Jahangir Alam Talukdar

Personal information
- Born: 4 December 1968 (age 57) Dacca, East Pakistan (present-day Dhaka, Bangladesh)
- Batting: Right-handed
- Bowling: Left-arm medium

International information
- National side: Bangladesh;
- ODI debut (cap 22): 30 April 1990 v Australia
- Last ODI: 25 December 1990 v India

Career statistics
| Competition | ODI |
| Matches | 2 |
| Runs scored | 7 |
| Batting average | – |
| 100s/50s | 0/0 |
| Top score | 7* |
| Balls bowled | 42 |
| Wickets | 0 |
| Bowling average | – |
| 5 wickets in innings | – |
| 10 wickets in match | – |
| Best bowling | – |
| Catches/stumpings | 0/– |
- Source: Cricinfo, 13 February 2006

= Jahangir Alam Talukdar =

Bangladeshi cricketer (born 1968)

Mohammad Jahangir Alam Talukdar (born 4 December 1968) is a former Bangladeshi cricketer who played in two One Day Internationals in 1990.

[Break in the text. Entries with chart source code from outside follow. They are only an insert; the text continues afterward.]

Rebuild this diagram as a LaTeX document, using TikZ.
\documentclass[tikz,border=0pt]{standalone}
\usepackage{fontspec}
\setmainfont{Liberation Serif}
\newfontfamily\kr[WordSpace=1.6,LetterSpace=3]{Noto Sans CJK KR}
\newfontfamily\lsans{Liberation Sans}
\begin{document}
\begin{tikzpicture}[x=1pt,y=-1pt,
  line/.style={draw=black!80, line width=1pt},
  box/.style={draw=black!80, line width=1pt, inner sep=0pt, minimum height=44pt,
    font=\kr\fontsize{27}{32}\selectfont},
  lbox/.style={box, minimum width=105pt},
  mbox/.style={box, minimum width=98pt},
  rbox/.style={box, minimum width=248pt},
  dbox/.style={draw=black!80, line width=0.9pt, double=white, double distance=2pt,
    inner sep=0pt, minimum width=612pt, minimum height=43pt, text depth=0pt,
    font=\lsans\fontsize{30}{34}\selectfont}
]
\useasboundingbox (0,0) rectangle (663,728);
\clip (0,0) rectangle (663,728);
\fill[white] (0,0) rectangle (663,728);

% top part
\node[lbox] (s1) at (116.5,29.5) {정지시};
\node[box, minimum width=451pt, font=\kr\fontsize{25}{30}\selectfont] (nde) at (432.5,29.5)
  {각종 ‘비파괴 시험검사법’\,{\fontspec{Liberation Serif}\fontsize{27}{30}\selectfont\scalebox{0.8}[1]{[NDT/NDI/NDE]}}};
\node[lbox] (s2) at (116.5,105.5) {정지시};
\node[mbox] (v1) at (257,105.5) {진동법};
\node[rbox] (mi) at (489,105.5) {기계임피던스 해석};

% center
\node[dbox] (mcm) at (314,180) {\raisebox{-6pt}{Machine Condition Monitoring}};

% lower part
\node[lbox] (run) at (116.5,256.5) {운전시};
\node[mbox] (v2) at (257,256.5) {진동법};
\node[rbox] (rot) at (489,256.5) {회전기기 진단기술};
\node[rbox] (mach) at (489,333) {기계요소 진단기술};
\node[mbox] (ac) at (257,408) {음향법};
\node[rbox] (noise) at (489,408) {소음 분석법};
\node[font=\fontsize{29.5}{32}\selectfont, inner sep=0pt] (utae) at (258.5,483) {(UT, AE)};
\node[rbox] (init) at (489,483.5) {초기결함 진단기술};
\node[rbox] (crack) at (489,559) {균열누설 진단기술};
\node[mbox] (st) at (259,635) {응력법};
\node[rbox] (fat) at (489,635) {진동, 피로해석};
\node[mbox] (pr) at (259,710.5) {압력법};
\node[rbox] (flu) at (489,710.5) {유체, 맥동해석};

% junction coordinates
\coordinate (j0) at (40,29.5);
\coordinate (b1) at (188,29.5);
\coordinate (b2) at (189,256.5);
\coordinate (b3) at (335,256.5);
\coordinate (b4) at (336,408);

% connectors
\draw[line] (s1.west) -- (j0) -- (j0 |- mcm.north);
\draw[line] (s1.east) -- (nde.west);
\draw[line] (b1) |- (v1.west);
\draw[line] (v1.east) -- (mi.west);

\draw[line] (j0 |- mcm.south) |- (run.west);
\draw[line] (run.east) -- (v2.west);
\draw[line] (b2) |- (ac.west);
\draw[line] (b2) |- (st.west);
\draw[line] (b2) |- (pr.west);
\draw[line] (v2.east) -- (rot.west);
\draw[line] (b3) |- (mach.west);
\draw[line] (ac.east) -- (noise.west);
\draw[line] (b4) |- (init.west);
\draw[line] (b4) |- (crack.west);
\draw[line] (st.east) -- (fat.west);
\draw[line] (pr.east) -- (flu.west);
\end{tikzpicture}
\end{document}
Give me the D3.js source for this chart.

A left-arm fast bowler (commonly called Dulu), he first played for the Bangladesh side in a three-day match against Pakistan in January 1986. But it was only from the 1989–90 season that he started to appear regularly at international level. His 3/29 helped BCCB (White) defeat the Indian team Deccan Blues at Mymensingh in January 1990. He was a key performer in the 4th ICC Trophy tournament in the Netherlands in 1990. There he shared the new ball with another left-arm fast bowler, Gholam Nousher. Dulu's best performance came in the second round. His 3/27 against Denmark and 2/24 against Canada helped Bangladesh win vital matches. In December 1992, Dulu took 3/19 against Sri Lanka A, at Dhaka, in the 1st SAARC cricket tournament. He also played in the 5th ICC Trophy tournament in Kenya.

Apart from being a fast medium bowler, Jahangir Alam Talukdar was an unorthodox but effective lower-order right-hand batsman.